Bartók
Richard Whitehouse
Friday, May 23, 2025
'Her fifth album for Rubicon finds Sonya Bach as attuned to the music of Bartók as she was to that of Chopin, Rachmaninov and Mussorgsky on previous releases'

Her fifth album for Rubicon finds Sonya Bach as attuned to the music of Bartók as she was to that of Chopin, Rachmaninov and Mussorgsky on previous releases.
Most often seen as the dry run for Bartók’s pantomime The Miraculous Mandarin, the Three Studies constitutes a sonata in all but name. Bach brings resolve to its mechanistic initial Allegro and energy to the intricate textures of its Andante, the final Allegro making a notably assaultive impact. She is equally perceptive in the Sonatina, Bartók’s most perfectly realised folk/art fusion, with a dextrous take on ‘Bagpipes’, a robust response to ‘Bear Dance’ and playfulness in its closing Allegro. The once notorious Allegro barbaro is, as it must be, a study in propulsive momentum and acute physicality.

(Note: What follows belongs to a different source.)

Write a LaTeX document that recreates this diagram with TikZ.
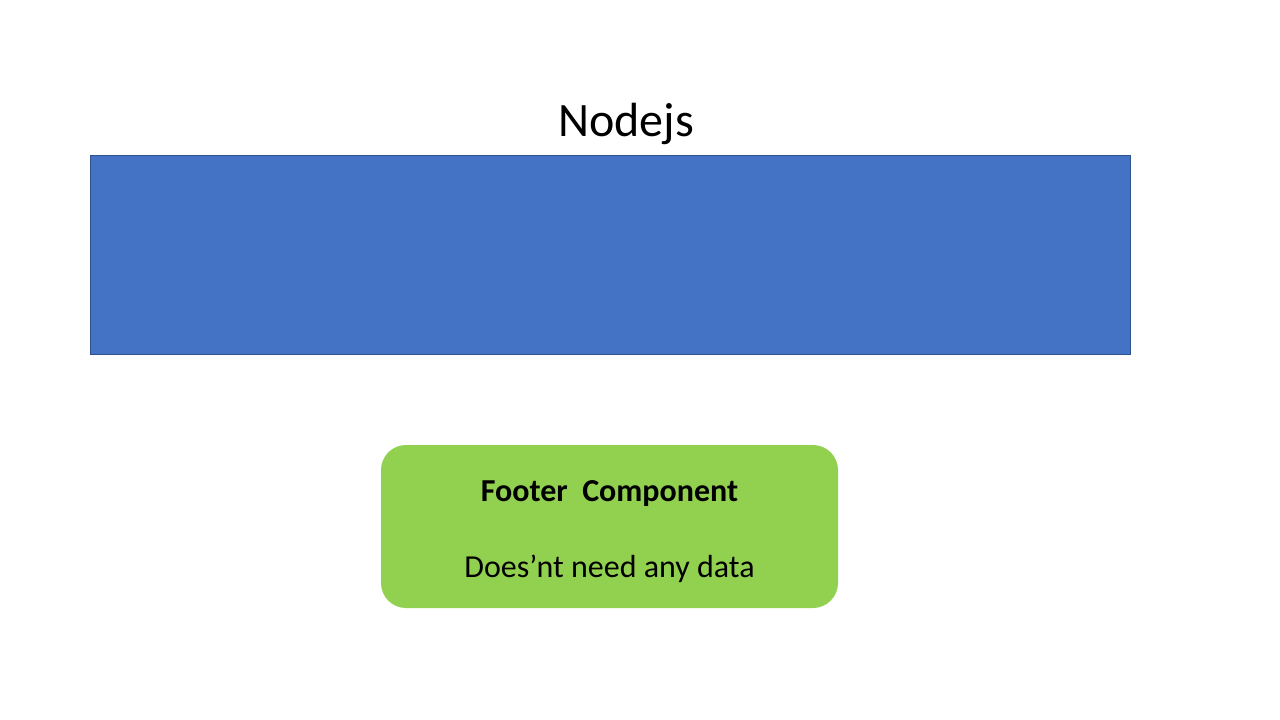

Progressing to the Four Piano Pieces is to encounter an overtly late-Romantic ethos. Bach makes a persuasive case for the vaunting rhetoric of its left-hand Study, with the florid flights of fancy and fervent passagework of its successive Fantasies lucidly rendered; their Brahmsian density is complemented by the Rachmaninov-like elaboration of the Scherzo. How artful to follow this with the Marcia funèbre from the symphonic poem Kossuth, its sombre fatalism a natural extension of the set that preceded it by just a few weeks.
Closing with the Piano Sonata, the touchstone from which Bartók’s later music emerged in all essentials, makes good sense. Bach marginally over-projects its tensile Allegro moderato, while its baleful slow movement is distinctly more pesante than sostenuto, but she rightly throws caution to the winds in a finale of irresistible élan.
We are hardly lacking in Bartók miscellanies, with those from Zoltán Kocsis (especially on Denon), Andreas Bach (Oehms) and Murray Perahia (Sony) retaining claims on listeners’ allegiance. Yet in illuminating his path to stylistic maturity, Bach’s anthology has much to commend it.